A neta conta uma passagem recente e fantástica:
“Uma noite, passava das 9h, estava eu com meus dois filhos e marido no carro e
fui à casa dela para levar um remédio. Aí, ao chegar à portaria, o porteiro
logo me disse que ela estava no café da quadra com as amigas, toda animada e
ouvindo música. Ela me olhou e disse: ‘Carol, minha querida, senta aqui, toma
uma taça de vinho’. Ela é assim. Minha avó é pura vida”.
Foram três dias conversando com várias pessoas para
traçar um perfil de Antônia Leal dos Reis. Foram três dias indo à casa de
Antônia para ver a vida dela, sentir, ver fotos em papel e escutar os discos de
Nelson Gonçalves na sua vitrola. Foram três dias para entrar no mundo de
Antônia. É muita pretensão querer definir uma mulher de 88 anos em três dias.

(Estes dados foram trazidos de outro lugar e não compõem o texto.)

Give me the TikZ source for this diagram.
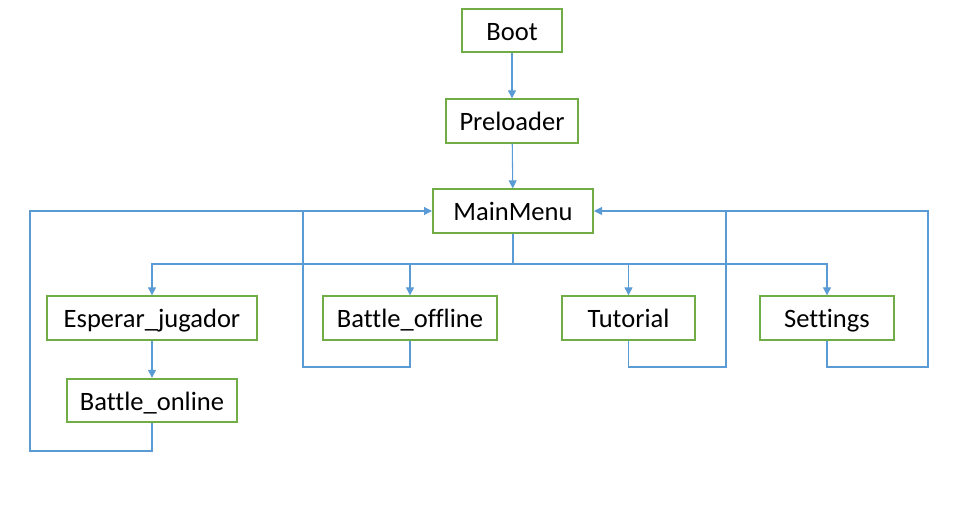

Antônia é o que de mais perto a gente conhece ou tem ideia de ser humano. Cada vez em extinção. Um ser humano que empolga, apaixona e nos convida para viver a mesma história. Por alguns momentos, era como se o repórter estivesse de carona, no Jipe 1954, rasgando as estradas que ela dirigia no Paraná. Antônia é extraordinária. É o que se pode dizer sobre ela. E isso é definitivamente tudo.